Cuando Zampano humillaba a Gelsomina, y ella dudaba de sí misma y de por qué estaba en el mundo -ella y todo lo demás, incluso las piedras-, El Loco le decía que todo lo que está en el mundo es bueno para algo y que si su vida no tenía sentido, nada lo tenía, ni siquiera las estrellas. Ella parecía comprender.
Es dificilísimo no experimentar ternura por el personaje de Masina y, controversias aparte, fue así desde el principio: dicen que, en adelante, cuando ella visitaba a Fellini en los estudios romanos de Cinecittá, los trabajadores la aplaudían, recibía un ramo de rosas y el rodaje de turno se detenía hasta que se sentaba para ver a su esposo en faena. Había nacido en 1921 en San Giorgio di Piano, cerca de Bolonia (Fellini no muy lejos, era de Rímini), pero se había criado con una tía elegante en Roma y había trabajado en la radio y en varias compañías teatrales antes de este salto al cine. Las ondas le hicieron, justamente, conocer al cineasta: cuando puso voz a un personaje de un guion radiofónico suyo.

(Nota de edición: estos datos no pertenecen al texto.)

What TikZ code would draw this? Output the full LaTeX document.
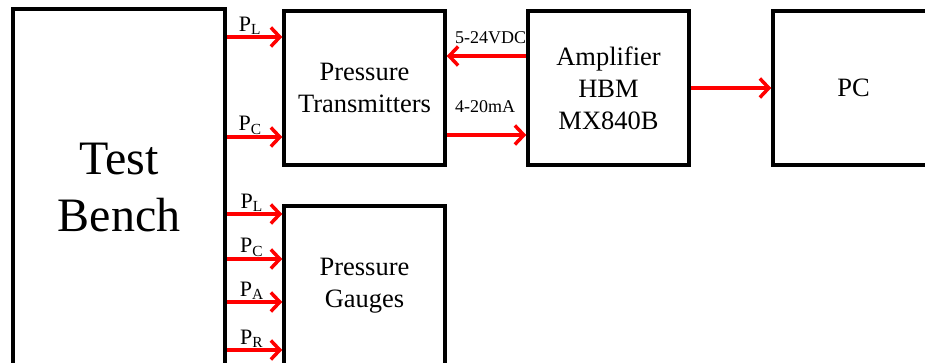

Tras algunos papeles secundarios, actuó en las primeras películas de su marido: desde Luci dei varietá en 1950 a Giulietta de los espíritus en 1965; más tarde se retiró de la gran pantalla hasta un regreso tardío, de la mano de Perinbaba (1985) de Jakubisco, Ginger y Fred (1985) del mismo Fellini y Hoy quizá… (1991) de Bertuccelli. En todo caso, en la memoria quedó por Gelsomina, ese duende bondadoso con fe en los demás. Murió en 1994, unos meses después que el director.